Tracy Anderson's 'Method' Metamorphoses into the Food Industry

What is the first question fitness trainer Tracy Anderson always gets asked:

“They come in and say how can I look like Jennifer Lopez or Gwyneth Paltrow?”

Anderson, who has been a pioneer in the fitness industry for over 16 years says she could care less that she trains celebrities.

“I took myself off from being “for hire” for any celebrity years and years ago. I’m not even for hire. Yes, I work with Jennifer Lopez because I want to.”

If you don’t know her or her work, you should. She’s built a massive health and wellness empire called “Tracy Anderson.” Her brand is very popular among celebrities and her high-end fitness studios span from New York to California to London. Memberships for her Manhattan based studio runs about $900 dollars a month--yes, a month with a $1,500 registration fee.

“I think people who aspire to be celebrity trainers and try to create this thing that Gwyneth and I made very popular is really disturbing. “Like, oh you’re a celebrity and now I’m going to be your expert and we’re going to make a billion dollars. Our story was nothing like that.”

Anderson, who started her career as an aspiring ballerina says her company was built not by celebrities but from her life’s work that she did before she started training them.

“I know my expertise. I really took the time to become an expert and I’m a special expert because I built out and pioneered a whole new space of fitness. I didn’t just put moves together and say oh this is an "aspirational" fitness method. I did research. I held trials. I climbed a serious mountain. I’ve created the largest bank of fitness content ever created to keep the mind and body connected.”

Anderson’s most famous exercise program is the “Tracy Anderson Method,” which focuses on the accessory muscles, which are the smaller muscles that are used to pull in the larger muscle groups. She’s also created a massive DVD and video streaming service called Metamorphosis. And this on top of her books, fitness apparel line,  workout equipment, and nutritional supplement brands. So, what’s next for this fitness maven?

Tapping Into the Food Industry

“Well, I just launched a brand called “3 Green Hearts” with my partner Maria Baum and Gwyneth. We’re all super passionate about organic and making organic foods and products more available to women.”

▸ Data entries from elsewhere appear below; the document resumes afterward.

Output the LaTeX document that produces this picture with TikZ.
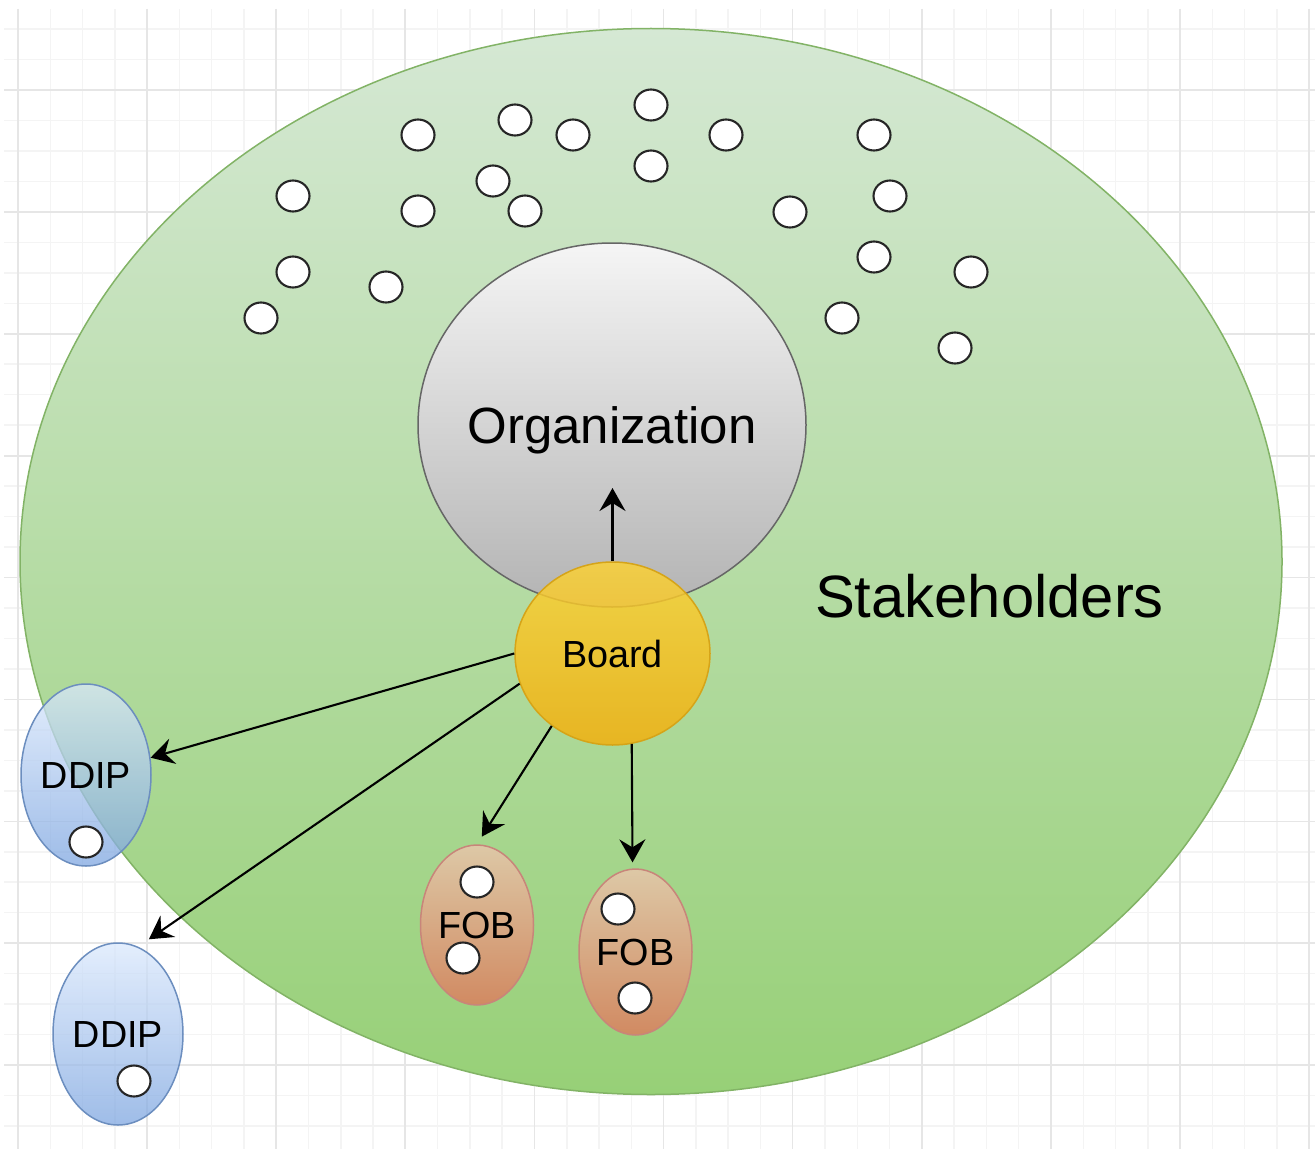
\documentclass[tikz,border=0pt]{standalone}
\usepackage{fontspec}
\setmainfont{Liberation Sans}
\usetikzlibrary{shapes.geometric,arrows.meta}

\definecolor{vertclair}{HTML}{D5E8D4}
\definecolor{vertfonce}{HTML}{97D077}
\definecolor{vertbord}{HTML}{82B366}
\definecolor{grisclair}{HTML}{F5F5F5}
\definecolor{grisfonce}{HTML}{B3B3B3}
\definecolor{grisbord}{HTML}{666666}
\definecolor{jauneclair}{HTML}{FCD232}
\definecolor{jaunefonce}{HTML}{F5AE0A}
\definecolor{jaunebord}{HTML}{D6A418}
\definecolor{bleuclair}{HTML}{DAE8FC}
\definecolor{bleufonce}{HTML}{7EA6E0}
\definecolor{bleubord}{HTML}{6C8EBF}
\definecolor{brunclair}{HTML}{DDC8A6}
\definecolor{brunfonce}{HTML}{D18A62}
\definecolor{brunbord}{HTML}{C8857A}
\definecolor{grillemaj}{HTML}{E6E6E6}
\definecolor{grillemin}{HTML}{F4F4F4}

\def\px{0.2mm}

\tikzset{
   grille/.style={color=grillemaj, line width=0.35mm},
   grillefine/.style={color=grillemin, line width=0.3mm},
   parties/.style={ellipse, inner sep=0, minimum width=1262*\px, minimum height=1066*\px,
      top color=vertclair, bottom color=vertfonce, draw=vertbord, line width=0.3mm},
   organisation/.style={ellipse, inner sep=0, minimum width=388*\px, minimum height=364*\px,
      top color=grisclair, bottom color=grisfonce, draw=grisbord, line width=0.3mm},
   conseil/.style={ellipse, inner sep=0, minimum width=195*\px, minimum height=183*\px,
      top color=jauneclair, bottom color=jaunefonce, draw=jaunebord, line width=0.3mm,
      fill opacity=0.82, text opacity=1, font=\fontsize{21.5}{26}\selectfont},
   ddip/.style={ellipse, inner sep=0, minimum width=130*\px, minimum height=182*\px,
      top color=bleuclair, bottom color=bleufonce, draw=bleubord, line width=0.3mm,
      fill opacity=0.75, text opacity=1, font=\fontsize{21.5}{26}\selectfont},
   fob/.style={ellipse, inner sep=0, minimum width=113*\px, minimum height=162*\px,
      top color=brunclair, bottom color=brunfonce, draw=brunbord, line width=0.3mm,
      font=\fontsize{21.5}{26}\selectfont},
   rond/.style={ellipse, inner sep=0, minimum width=33*\px, minimum height=31*\px,
      fill=white, draw=black!85, line width=0.42mm},
   fleche/.style={-{Stealth[length=4.6mm, width=5.2mm, inset=1.6mm]}, line width=0.42mm}
}

\begin{document}
\begin{tikzpicture}[x=\px, y=-\px]
   \useasboundingbox (0,0) rectangle (1315,1149);

%% grille
   \foreach \i in {0,...,40}
      \draw [grillefine] ({18+32.28*\i},9) -- ({18+32.28*\i},1149);
   \foreach \i in {-2,...,34}
      \draw [grillefine] (4,{90+30.47*\i}) -- (1315,{90+30.47*\i});
   \foreach \i in {0,...,10}
      \draw [grille] ({18+129.1*\i},9) -- ({18+129.1*\i},1149);
   \foreach \i in {0,...,8}
      \draw [grille] (4,{90+121.9*\i}) -- (1315,{90+121.9*\i});

%% Stakeholders
   \node [parties] (stake) at (651,561.5) {};
   \node [font=\fontsize{34}{40}\selectfont] (staketxt) at (989.5,596) {Stakeholders};

   %petits ronds
   \foreach \x/\y [count=\i] in {418/135, 515/120, 573/135, 651/105, 726/135, 874/135,
      293/196, 418/211, 493/181, 525/211, 651/166, 790/212, 890/196,
      293/272, 386/287, 874/257, 971/272, 261/318, 842/318, 955/348}
      \node [rond] (r\i) at (\x,\y) {};

%% Organization et Board
   \node [organisation, label={[font=\fontsize{29}{34}\selectfont, text depth=0pt]center:Organization}] (org) at (612,425) {};
   \coordinate (orgpt) at (612.5,488);
   \node [conseil] (board) at (612.5,653.5) {Board};

%% DDIP
   \node [ddip] (ddip1) at (86,775) {DDIP};
   \node [rond] (dd1) at (86,842) {};
   \node [ddip] (ddip2) at (118,1034) {DDIP};
   \node [rond] (dd2) at (134,1081) {};

%% FOB
   \node [fob, minimum height=160*\px] (fob1) at (477,925) {FOB};
   \node [rond] (fa1) at (477,882) {};
   \node [rond] (fa2) at (463,958) {};
   \node [fob, minimum height=166*\px] (fob2) at (635.5,952) {FOB};
   \node [rond] (fb1) at (618,909) {};
   \node [rond] (fb2) at (635,998) {};

   %fleches
   \draw [fleche] (board.north) -- (orgpt);
   \draw [fleche] (board.180) -- (ddip1.15);
   \draw [fleche, shorten >=2.6mm] (board.198) -- (ddip2.77);
   \draw [fleche, shorten >=1.8mm] (board.230) -- (fob1.90);
   \draw [fleche, shorten >=1.2mm] (board.282) -- (fob2.92);

\end{tikzpicture}
\end{document}
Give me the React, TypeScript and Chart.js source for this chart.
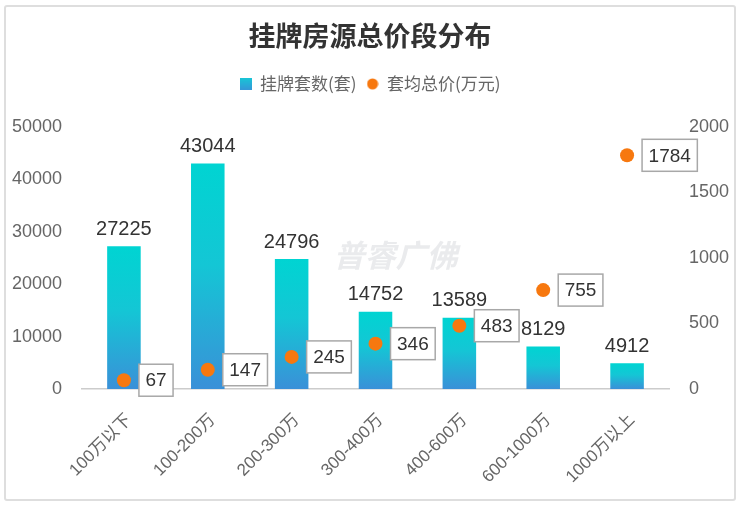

The thing that disheartens her the most is seeing the hype around the popular “juice cleanses.”

“It’s really toxic. It’s got too much sugar in it. It’s not healthy for your metabolic system. It’s disturbing to me that girls and women will juice cleanse one week to feel beautiful for a week. It then creates a real unhealthy pattern with their relationship with food.”

Anderson and her other two “Green Hearts”—Paltrow and Baum, who is the new CEO at Tracy Anderson, are looking to create a food and beverage meal service that is actually 100% organic. Prices range from $6.75 for sides to $11.50 - $15.25 for meals.

“It took a while to find the right partners to make sure that it is 100% organic, not 80%, not 98%. It has to be 100%. And, we’re still in the process of crafting those relationships to make it available and bigger than what it is now but right now we launched it at our new East Hampton location.”

Anderson says her company and team have bigger plans to expand to grocery stores soon.

But the thing with her and business is that she won’t compromise until she gets it right.

“I’ve had opportunities to grow bigger and faster in a lot of my lanes but for me I have to be authentic. This is why I have a lot of issues with celebrity endorsements because technically to endorse a hair color all you have to do is color four strands of your hair that color, but yet all these woman are like I want that person’s hair which is ridiculous. It really is.”

She says the same thing goes for the food industry. People often get confused by labels saying “all-natural”, “grass-fed”, and “cage-free” terms all the time. It’s all marketing she says.

“We are living in a world where it’s incredibly denatured and things that are denatured, denature us. I think that it’s really important that we learn. We need to slow ourselves down. You don’t need something that fast that you can’t get something whole and good.”

And this won’t be another vegan meal service line either. Anderson says she incorporates a lot of fish in her diet.

“We’re not all meant to be vegan. We’re all like snowflakes. Each of us is biologically different. There are so many different factors but I don’t think the entire world should become vegan."

Anderson says the new move isn’t a push to redefine her brand either.

“I am who I am. It’s all authentic. I’m not going to sit in a room and denature my own style and brand just to make money. It’s not going to happen. “

And lastly, her response to the number one question she’s asked:

“You shouldn’t want to look like someone else. People need to connect more to themselves and really try to figure out what is that they are really good at.”